Sistema elétrico ficou dependente de Espanha desde o encerramento das centrais termoelétricas de Sines e do Pego
A economia portuguesa tem uma nova dependência do exterior: precisa de Espanha para evitar perigosos apagões no sistema elétrico. Apesar de ter sido um ano de chuva abundante - excelente para a produção hídrica nas barragens - 2023 foi o segundo pior ano de sempre na balança comercial da eletricidade: 909 milhões de euros de importações líquidas. Nos últimos três anos, a compra e venda de eletricidade a Espanha registou um saldo negativo de 3.279 milhões de euros, o equivalente aos fundos injetados pelo Estado para salvar as contas da TAP.
O encerramento das centrais a carvão do Pego e de Sines, em 2020 e 2021, é a principal explicação para o descontrolo das importações. “Essas centrais representavam no seu conjunto quase dois gigawatts (GW) de potência, era uma potência muito grande”, afirma João Bernardo, ex-diretor-geral de Energia e Geologia. “Para substituir essa potência, precisaríamos de sete GW de potência solar”, calcula o atual presidente do Conselho de Administração do Centro de Biomassa para a Energia.
Então, um gigawatt não é sempre a mesma coisa? Na abstração aritmética, sim; na realidade, claro que não. As fontes de eletricidade intermitentes, como a eólica e a solar, não conseguem substituir plenamente as autênticas “fábricas” de eletricidade, com laboração controlada pelo homem, que são as centrais termoelétricas, a carvão ou gás natural. “Se continuarmos a apostar em energias intermitentes, vamos ter que ter muito mais potência do que aquilo que necessitamos”, conclui João Bernardo.
As centrais eólicas e fotovoltaicas “não nos oferecem aquilo que necessitamos, muitas vezes não coincidem com as nossas horas de consumo”. Para contrariar esta realidade, são necessários mais investimentos, em baterias ou barragens com bombagem de água para ser novamente turbinada às horas de ponta. “Temos de estar sempre a armazenar, ou instalar a mais. Quando não temos, importamos”, resume o ex-diretor-geral de Energia, que ocupou o cargo entre 2018 e 2023.
Eólicas no oceano seriam "o desastre completo"
Acontece que são os consumidores a suportar os investimentos no sistema elétrico, através dos subsídios políticos incluídos nas faturas mensais de eletricidade. Em junho, a Entidade Reguladora dos Serviços Energéticos (ERSE) decretou um aumento dessa componente das contas mensais de famílias e empresas para compensar “o peso que assume o custo com a eletricidade adquirida a produtores com remuneração garantida - renováveis e cogeração”. Nas contas da Deco, esse aumento sujeitou 5,5 milhões de portugueses a um aumento de 13% na despesa mensal.

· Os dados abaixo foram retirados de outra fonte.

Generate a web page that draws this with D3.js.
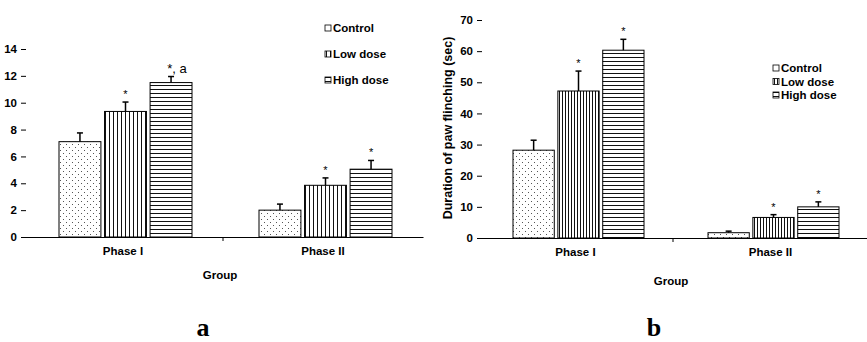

Em 2023, os subsídios políticos incluídos nas faturas atingiram 1.840 milhões de euros. A fatia de leão foi para pagar 1.236 milhões (67%) às centrais eólicas que têm o direito, estabelecido por contrato, de vender à rede toda a energia que produzam, mesmo que não faça falta nenhuma à sociedade; por um valor garantido, no mesmo contrato, muito acima do mercado.
O sistema elétrico português conserva 24 GW de potência instalada. Essa potência multiplica por cinco o que o mercado português absorve às horas vazio (4,5 GW); e continua a ser mais do dobro dos picos de consumo registados às horas de ponta (9,2 GW). Seria mais do que suficiente, se Portugal não tivesse rompido o equilíbrio entre fontes de energia firme, controladas pelo homem, e fontes dependentes dos humores da natureza. “Apesar dessa brutal sobrecapacidade, estamos a importar eletricidade como nunca”, protesta Clemente Pedro Nunes, professor de Energia jubilado do Instituto Superior Técnico.
O Governo vai agora decidir se os consumidores serão sobrecarregados com novos subsídios políticos a centrais elétricas renováveis intermitentes. “Espero que as eólicas no oceano não avancem, porque isso seria o desastre completo. Qualquer tarifa política hoje dada para potências eólicas ou solares é um completo disparate, porque às horas em que há muito vento e muito sol o país já não precisa de eletricidade”, declara este especialista.